At around mile 50, I calculated in my head that I could finish the bike in under 3:30 so I just pushed, and pushed and pushed. For some reason at mile 55.5 I realized I wasn’t that close to the finish yet. I’m not sure if my bike computer was screwed up or if the course was a bit longer, but I ended up clocking 60 miles on my computer. Whatever the case may be I was very frustrated as I wasn’t sure how much longer I had to go and was pushing as hard as I could to get it done. I ended up finishing the bike in 3:38.


Nothing really to write home about. Slipped on my shoes and was off. 4:51


The run was very different than the bike. It was three loops through old, historic Antwerp, which is a pretty beautiful city. There were patched of cobblestone here and there, but for the most part the course was flat and smooth. The sun started to shine which was nice.

A few things made the course tough. I’d been having some pain in my knees and ankles after about 8 miles or so on runs, and Sunday was no different. We also had to pick up these bracelets and could only finish the race when we had three on our wrists.

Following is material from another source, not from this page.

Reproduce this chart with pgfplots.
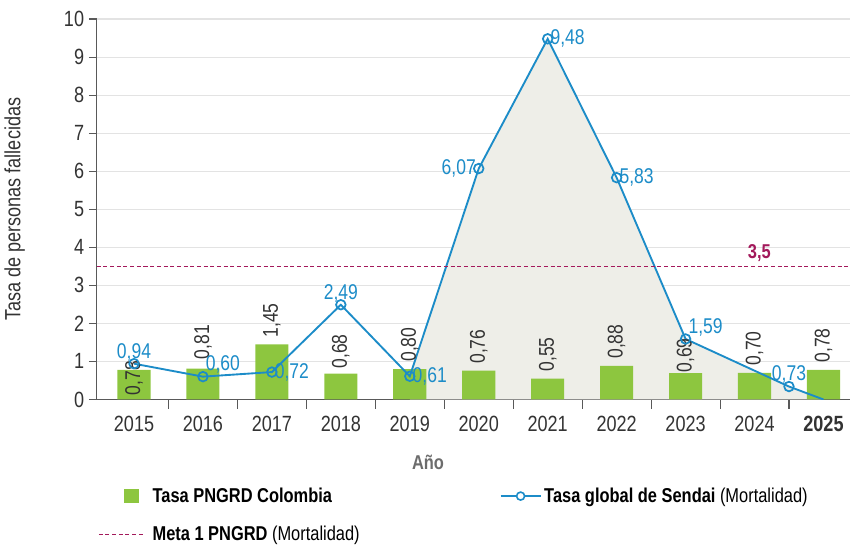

There was no sign or indication of where this area was and over the course of the run I kept wishing this area would come sooner than it did, which I think also had to do with the lack of adequate kilometer markers. I first saw the 10km marker, then the 5km marker and completely missed the 20km marker. Even though they were loops it was a challenge to figure out exactly how far I had run.

Another challenge was the fact that for the entire course we were running by restaurants, bars, and cute shops. Running has become my least favorite of the three sports and I felt like the Belgian-beer drinking tourists were a big tease. Another thing I have notices about races in Europe is that the spectators only cheer for people they know. There aren’t throngs of cheering people just screaming for anyone. Because of this, I felt like we runners were a big tourist attraction.

I reached the finish with a run time of 2:19. Considering that I just barely broke two hours at the National Half Marathon back in March, I was happy with this time. Overall, I finished the race in 6:54:27.  Woo hoo! The winner of the race finished in 3:45 and the first female finished in 4:21. I was 1095 out of 1149 finishers. So, yes, I’m pretty slow. However, I have to say I absolutely loved the race and the distance and am more committed to the sport (and getting faster) than ever before. I was also super happy for Bram who finished in 5:35 with this 70.3 being only his second triathlon ever.

I would not recommend moving overseas a month before ones first 70.3 as it kind of threw a good deal of my training out the window. But I have no regrets. I think the Antwerp course is really great and is organized well, so if anyone from DC Tri is interested in racing it next year, let me know!

After the race, we walked around the center of town, found a restaurant, locked up our bikes and proceeded to drink Belgian beer and eat some good ol’ Belgian fries. It was great!

The rest of the season will hopefully include an Olympic distance or 1/3 distance race later this summer or early fall and also the Amsterdam half-marathon, where I aim to beat my previous time of 1:58.